(INSTRUCTIONS FOR THE TASK): Omit all images, then return the remaining material exactly as it stands.

━━━ GIVEN DATA ━━━

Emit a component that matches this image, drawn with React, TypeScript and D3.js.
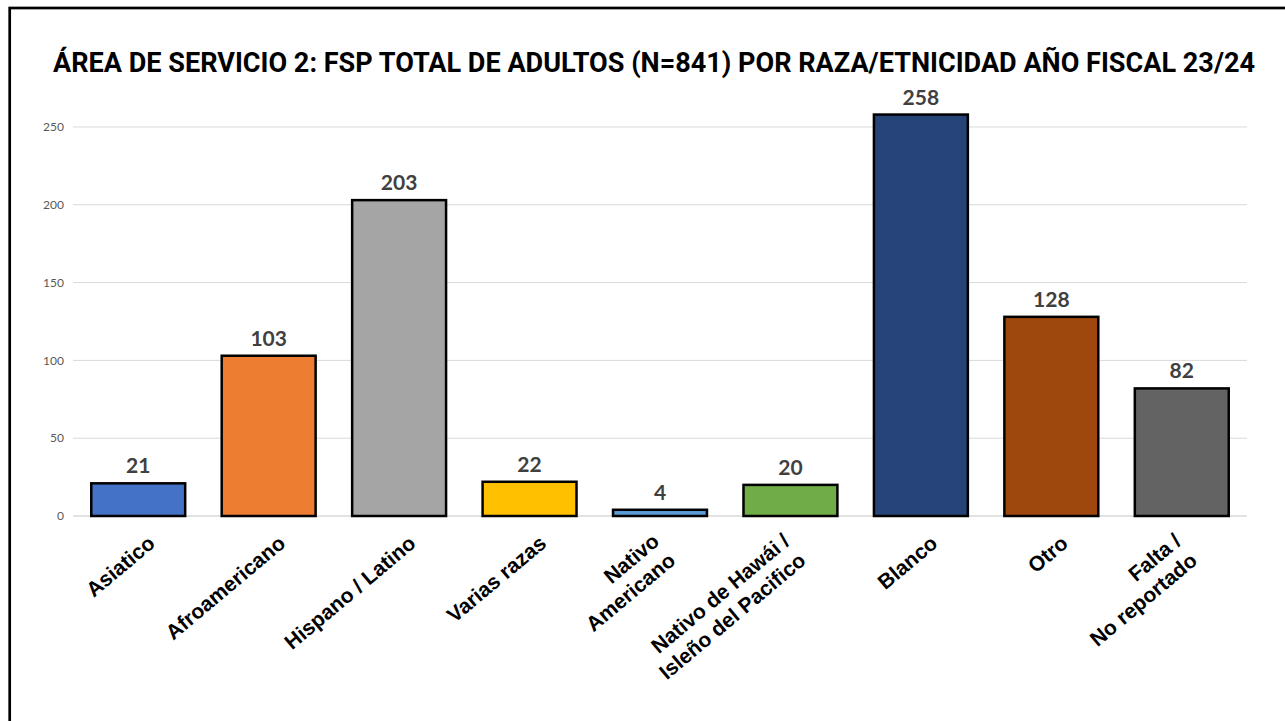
import React from "react";
import * as d3 from "d3";

const categories = [
  "Asiatico",
  "Afroamericano",
  "Hispano / Latino",
  "Varias razas",
  "Nativo Americano",
  "Nativo de Hawái / Isleño del Pacifico",
  "Blanco",
  "Otro",
  "Falta / No reportado",
];
const labelLines = [
  ["Asiatico"],
  ["Afroamericano"],
  ["Hispano / Latino"],
  ["Varias razas"],
  ["Nativo", "Americano"],
  ["Nativo de Hawái /", "Isleño del Pacifico"],
  ["Blanco"],
  ["Otro"],
  ["Falta /", "No reportado"],
];
const values = [21, 103, 203, 22, 4, 20, 258, 128, 82];
const colors = [
  "#4472C4",
  "#ED7D31",
  "#A5A5A5",
  "#FFC000",
  "#5B9BD5",
  "#70AD47",
  "#264478",
  "#9E480E",
  "#636363",
];
const yTicks = [0, 50, 100, 150, 200, 250];
const title =
  "ÁREA DE SERVICIO 2: FSP TOTAL DE ADULTOS (N=841) POR RAZA/ETNICIDAD AÑO FISCAL 23/24";

const W = 1285;
const H = 721;

export default function App() {
  const x = d3
    .scaleBand<string>()
    .domain(categories)
    .range([73, 1247])
    .paddingInner(0.28)
    .paddingOuter(0.14);
  const y = d3.scaleLinear().domain([0, 250]).range([516, 127]);

  return (
    <svg
      width={W}
      height={H}
      style={{ position: "absolute", left: 0, top: 0, background: "#fff" }}
    >
      <rect x={0} y={0} width={W} height={H} fill="#fff" />
      <rect
        x={9.7}
        y={8}
        width={1400}
        height={900}
        fill="none"
        stroke="#000"
        strokeWidth={2.7}
      />
      <text
        x={654}
        y={72}
        textAnchor="middle"
        fontFamily="Roboto, 'Liberation Sans', sans-serif"
        fontWeight={700}
        fontSize={27.5}
        textLength={1202}
        lengthAdjust="spacingAndGlyphs"
        fill="#000"
      >
        {title}
      </text>
      {yTicks.map((t) => (
        <g key={t}>
          <line
            x1={73}
            x2={1247}
            y1={y(t)}
            y2={y(t)}
            stroke="#d9d9d9"
            strokeWidth={t === 0 ? 1.5 : 1}
          />
          <text
            x={64}
            y={y(t)}
            dy="0.35em"
            textAnchor="end"
            fontFamily="Lato, 'Open Sans', sans-serif"
            fontSize={12}
            fill="#595959"
          >
            {t}
          </text>
        </g>
      ))}
      {categories.map((c, i) => {
        const bx = x(c) as number;
        const bw = x.bandwidth();
        const cx = bx + bw / 2;
        const multi = labelLines[i].length > 1;
        const ox = cx + (multi ? -9 : 8.4);
        const oy = multi ? 532 : 534;
        return (
          <g key={c}>
            <rect
              x={bx}
              y={y(values[i])}
              width={bw}
              height={y(0) - y(values[i])}
              fill={colors[i]}
              stroke="#000"
              strokeWidth={2.5}
            />
            <text
              x={cx}
              y={y(values[i]) - 10}
              textAnchor="middle"
              fontFamily="Lato, 'Open Sans', sans-serif"
              fontWeight={700}
              fontSize={21}
              fill="#404040"
            >
              {values[i]}
            </text>
            <g transform={`translate(${ox},${oy}) rotate(-40)`}>
              {labelLines[i].map((ln, j) => (
                <text
                  key={j}
                  x={0}
                  y={15 + j * 25}
                  textAnchor="end"
                  fontFamily="'Liberation Sans', Arial, sans-serif"
                  fontWeight={700}
                  fontSize={21}
                  fill="#000"
                >
                  {ln}
                </text>
              ))}
            </g>
          </g>
        );
      })}
    </svg>
  );
}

━━━

(EXPECTED ANSWER):
Emit a component that matches this image, drawn with React, TypeScript and D3.js.
import React from "react";
import * as d3 from "d3";

const categories = [
  "Asiatico",
  "Afroamericano",
  "Hispano / Latino",
  "Varias razas",
  "Nativo Americano",
  "Nativo de Hawái / Isleño del Pacifico",
  "Blanco",
  "Otro",
  "Falta / No reportado",
];
const labelLines = [
  ["Asiatico"],
  ["Afroamericano"],
  ["Hispano / Latino"],
  ["Varias razas"],
  ["Nativo", "Americano"],
  ["Nativo de Hawái /", "Isleño del Pacifico"],
  ["Blanco"],
  ["Otro"],
  ["Falta /", "No reportado"],
];
const values = [21, 103, 203, 22, 4, 20, 258, 128, 82];
const colors = [
  "#4472C4",
  "#ED7D31",
  "#A5A5A5",
  "#FFC000",
  "#5B9BD5",
  "#70AD47",
  "#264478",
  "#9E480E",
  "#636363",
];
const yTicks = [0, 50, 100, 150, 200, 250];
const title =
  "ÁREA DE SERVICIO 2: FSP TOTAL DE ADULTOS (N=841) POR RAZA/ETNICIDAD AÑO FISCAL 23/24";

const W = 1285;
const H = 721;

export default function App() {
  const x = d3
    .scaleBand<string>()
    .domain(categories)
    .range([73, 1247])
    .paddingInner(0.28)
    .paddingOuter(0.14);
  const y = d3.scaleLinear().domain([0, 250]).range([516, 127]);

  return (
    <svg
      width={W}
      height={H}
      style={{ position: "absolute", left: 0, top: 0, background: "#fff" }}
    >
      <rect x={0} y={0} width={W} height={H} fill="#fff" />
      <rect
        x={9.7}
        y={8}
        width={1400}
        height={900}
        fill="none"
        stroke="#000"
        strokeWidth={2.7}
      />
      <text
        x={654}
        y={72}
        textAnchor="middle"
        fontFamily="Roboto, 'Liberation Sans', sans-serif"
        fontWeight={700}
        fontSize={27.5}
        textLength={1202}
        lengthAdjust="spacingAndGlyphs"
        fill="#000"
      >
        {title}
      </text>
      {yTicks.map((t) => (
        <g key={t}>
          <line
            x1={73}
            x2={1247}
            y1={y(t)}
            y2={y(t)}
            stroke="#d9d9d9"
            strokeWidth={t === 0 ? 1.5 : 1}
          />
          <text
            x={64}
            y={y(t)}
            dy="0.35em"
            textAnchor="end"
            fontFamily="Lato, 'Open Sans', sans-serif"
            fontSize={12}
            fill="#595959"
          >
            {t}
          </text>
        </g>
      ))}
      {categories.map((c, i) => {
        const bx = x(c) as number;
        const bw = x.bandwidth();
        const cx = bx + bw / 2;
        const multi = labelLines[i].length > 1;
        const ox = cx + (multi ? -9 : 8.4);
        const oy = multi ? 532 : 534;
        return (
          <g key={c}>
            <rect
              x={bx}
              y={y(values[i])}
              width={bw}
              height={y(0) - y(values[i])}
              fill={colors[i]}
              stroke="#000"
              strokeWidth={2.5}
            />
            <text
              x={cx}
              y={y(values[i]) - 10}
              textAnchor="middle"
              fontFamily="Lato, 'Open Sans', sans-serif"
              fontWeight={700}
              fontSize={21}
              fill="#404040"
            >
              {values[i]}
            </text>
            <g transform={`translate(${ox},${oy}) rotate(-40)`}>
              {labelLines[i].map((ln, j) => (
                <text
                  key={j}
                  x={0}
                  y={15 + j * 25}
                  textAnchor="end"
                  fontFamily="'Liberation Sans', Arial, sans-serif"
                  fontWeight={700}
                  fontSize={21}
                  fill="#000"
                >
                  {ln}
                </text>
              ))}
            </g>
          </g>
        );
      })}
    </svg>
  );
}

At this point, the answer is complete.